Dixa Alternatives: European Omnichannel Done Right, But at What Cost?
Dixa is a solid omnichannel platform with strong European presence. At $49-169/agent/month, it's not cheap. Here's when it's worth it and when it's not.
What Is Dixa?
Dixa is a Copenhagen-based customer support platform founded in 2015. They've raised about $164 million in funding and have carved out a strong position in Europe. The product is built around a conversation-first model: instead of tickets, you work with conversations that flow across channels.

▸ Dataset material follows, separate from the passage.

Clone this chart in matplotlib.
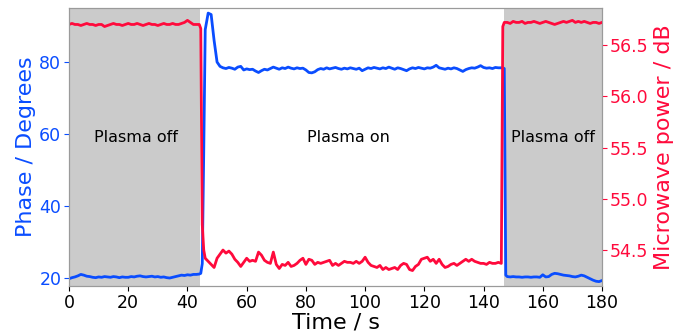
import numpy as np
import matplotlib
matplotlib.use("Agg")
import matplotlib.pyplot as plt

# Sample times (s): 1 s steps, with half-second points at the plasma switching
t_off_left = np.arange(0, 44)
t_switch_on = [44, 44.5, 45, 45.5, 46]
t_on = np.arange(47, 147)
t_switch_off = [146.5, 147, 147.5]
t_off_right = np.arange(148, 181)

# Phase (degrees)
phase_off_left = [19.8, 20.1, 20.3, 20.6, 21.0, 20.8, 20.5, 20.4, 20.2, 20.1,
                  20.3, 20.2, 20.4, 20.3, 20.2, 20.4, 20.3, 20.1, 20.3, 20.2,
                  20.2, 20.4, 20.3, 20.5, 20.6, 20.4, 20.3, 20.4, 20.5, 20.3,
                  20.4, 20.2, 20.3, 20.1, 20.0, 20.2, 20.4, 20.6, 20.8, 20.7,
                  20.9, 20.8, 21.0, 21.0]
phase_switch_on = [21.1, 21.3, 24.0, 55.0, 89.0]
phase_on = [93.6, 93.2, 86.0, 80.0, 78.8, 78.4, 78.2, 78.5, 78.3, 78.0,
            78.6, 78.8, 77.8, 78.1, 77.9, 78.0, 77.5, 77.1, 77.6, 78.0,
            77.8, 78.2, 78.6, 78.3, 78.0, 78.4, 78.2, 78.6, 78.3, 78.1,
            78.4, 78.2, 78.3, 77.8, 77.1, 77.0, 77.3, 77.9, 78.2, 78.0,
            78.4, 78.1, 78.3, 78.5, 78.2, 78.0, 78.3, 78.1, 78.4, 78.2,
            78.0, 78.3, 77.6, 78.0, 78.4, 78.2, 78.5, 78.3, 78.1, 78.4,
            78.2, 78.6, 78.3, 78.0, 78.4, 78.2, 77.9, 77.6, 78.1, 78.4,
            78.2, 78.5, 78.3, 78.1, 78.4, 78.3, 78.6, 79.1, 78.4, 78.2,
            78.0, 78.3, 78.1, 78.4, 78.2, 77.8, 77.4, 77.9, 78.2, 78.4,
            78.3, 78.6, 79.0, 78.5, 78.3, 78.4, 78.2, 78.5, 78.4, 78.4]
phase_switch_off = [78.4, 78.2, 20.8]
phase_off_right = [20.4, 20.3, 20.4, 20.3, 20.3, 20.2, 20.3, 20.3, 20.2, 20.3,
                   20.3, 20.2, 20.9, 20.3, 20.4, 21.0, 21.3, 21.2, 21.0, 20.8,
                   20.7, 20.6, 20.4, 20.3, 20.5, 20.8, 20.6, 20.2, 19.8, 19.4,
                   19.1, 19.0, 19.3]

# Microwave power (dB)
power_off_left = [56.70, 56.71, 56.70, 56.70, 56.69, 56.70, 56.71, 56.70, 56.70, 56.69,
                  56.70, 56.70, 56.68, 56.69, 56.70, 56.71, 56.70, 56.70, 56.69, 56.70,
                  56.71, 56.70, 56.70, 56.71, 56.70, 56.69, 56.70, 56.71, 56.70, 56.70,
                  56.69, 56.70, 56.71, 56.70, 56.70, 56.71, 56.70, 56.70, 56.71, 56.72,
                  56.74, 56.72, 56.70, 56.70]
power_switch_on = [56.70, 56.66, 54.75, 54.50, 54.42]
power_on = [54.39, 54.36, 54.33, 54.42, 54.46, 54.50, 54.47, 54.49, 54.46, 54.41,
            54.38, 54.34, 54.38, 54.42, 54.39, 54.40, 54.39, 54.48, 54.45, 54.40,
            54.38, 54.37, 54.48, 54.36, 54.32, 54.36, 54.35, 54.38, 54.34, 54.35,
            54.37, 54.40, 54.42, 54.36, 54.41, 54.40, 54.36, 54.38, 54.37, 54.38,
            54.39, 54.40, 54.35, 54.37, 54.35, 54.37, 54.39, 54.38, 54.38, 54.37,
            54.39, 54.37, 54.39, 54.43, 54.38, 54.35, 54.34, 54.33, 54.35, 54.31,
            54.33, 54.31, 54.32, 54.33, 54.31, 54.35, 54.37, 54.36, 54.31, 54.30,
            54.34, 54.36, 54.41, 54.42, 54.43, 54.39, 54.41, 54.37, 54.41, 54.36,
            54.33, 54.34, 54.36, 54.37, 54.35, 54.37, 54.39, 54.41, 54.39, 54.41,
            54.39, 54.38, 54.37, 54.37, 54.36, 54.38, 54.37, 54.37, 54.38, 54.37]
power_switch_off = [56.68, 56.72, 56.72]
power_off_right = [56.72, 56.71, 56.73, 56.72, 56.72, 56.73, 56.71, 56.72, 56.72, 56.73,
                   56.72, 56.71, 56.72, 56.73, 56.72, 56.71, 56.70, 56.71, 56.72, 56.73,
                   56.72, 56.73, 56.74, 56.72, 56.73, 56.72, 56.73, 56.72, 56.71, 56.72,
                   56.72, 56.71, 56.72]

plasma_off_spans = [(0, 44.3), (146.9, 180)]
region_labels = ["Plasma off", "Plasma on", "Plasma off"]
region_label_x = [22.5, 94.5, 163.5]

time_s = np.concatenate([t_off_left, t_switch_on, t_on, t_switch_off, t_off_right])
phase = np.concatenate([phase_off_left, phase_switch_on, phase_on,
                        phase_switch_off, phase_off_right])
power = np.concatenate([power_off_left, power_switch_on, power_on,
                        power_switch_off, power_off_right])

blue = "#0a4dff"
red = "#ff0a3c"

fig = plt.figure(figsize=(6.88, 3.36), dpi=100)
ax = fig.add_axes([0.1003, 0.149, 0.7747, 0.827])
ax2 = ax.twinx()

for x0, x1 in plasma_off_spans:
    ax.axvspan(x0, x1, color="#cbcbcb", lw=0, zorder=0)

ax.plot(time_s, phase, color=blue, lw=2, zorder=3)
ax2.plot(time_s, power, color=red, lw=2)

for label, x in zip(region_labels, region_label_x):
    ax.text(x, 59, label, ha="center", va="center", fontsize=11.5, color="black")

ax.set_xlim(0, 180)
ax.set_ylim(17.8, 95)
ax2.set_ylim(54.15, 56.86)
ax.set_xticks(np.arange(0, 181, 20))
ax.set_yticks([20, 40, 60, 80])
ax2.set_yticks([54.5, 55.0, 55.5, 56.0, 56.5])

ax.set_xlabel("Time / s", fontsize=16, labelpad=1)
ax.set_ylabel("Phase / Degrees", fontsize=16, color=blue, labelpad=2)
ax2.set_ylabel("Microwave power / dB", fontsize=16, color=red, labelpad=4)

ax.tick_params(axis="x", labelsize=12.5, pad=2)
ax.tick_params(axis="y", labelsize=12.5, colors=blue, pad=2)
ax2.tick_params(axis="y", labelsize=12.5, colors=red, pad=2)

for a in (ax, ax2):
    for s in a.spines.values():
        s.set_color("#9a9a9a")

fig.savefig("out.png", dpi=100)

They recently launched Mim, their AI agent for autonomous resolution. The company is independent (not acquired by anyone, despite occasional rumors).
Pricing
Dixa runs three plans:
Essential ($49/agent/month)
Conversation inbox, email and chat support, basic analytics. This is the entry point, and it's already more expensive than most competitors' mid-tier plans.
Growth ($109/agent/month)
Adds phone, social channels, knowledge base, quality assurance tools. This is where most teams land.
Ultimate ($169/agent/month)
Advanced routing, custom integrations, dedicated success manager, enhanced analytics.
At a 10-person team on the Growth plan, you're looking at $1,090/month. That's Zendesk Enterprise territory. Dixa isn't a budget option.
What Dixa Does Differently
Conversation routing, not ticket routing. Most help desks assign tickets to agents. Dixa routes conversations based on agent skills, availability, and priority. The system decides who should handle what in real time. This is genuinely different from the "grab the next ticket from the queue" approach.
True omnichannel. Phone, email, chat, Facebook Messenger, WhatsApp, and Instagram all feed into one view. And the routing engine treats all channels the same. An agent's workload considers phone calls and emails together, not separately.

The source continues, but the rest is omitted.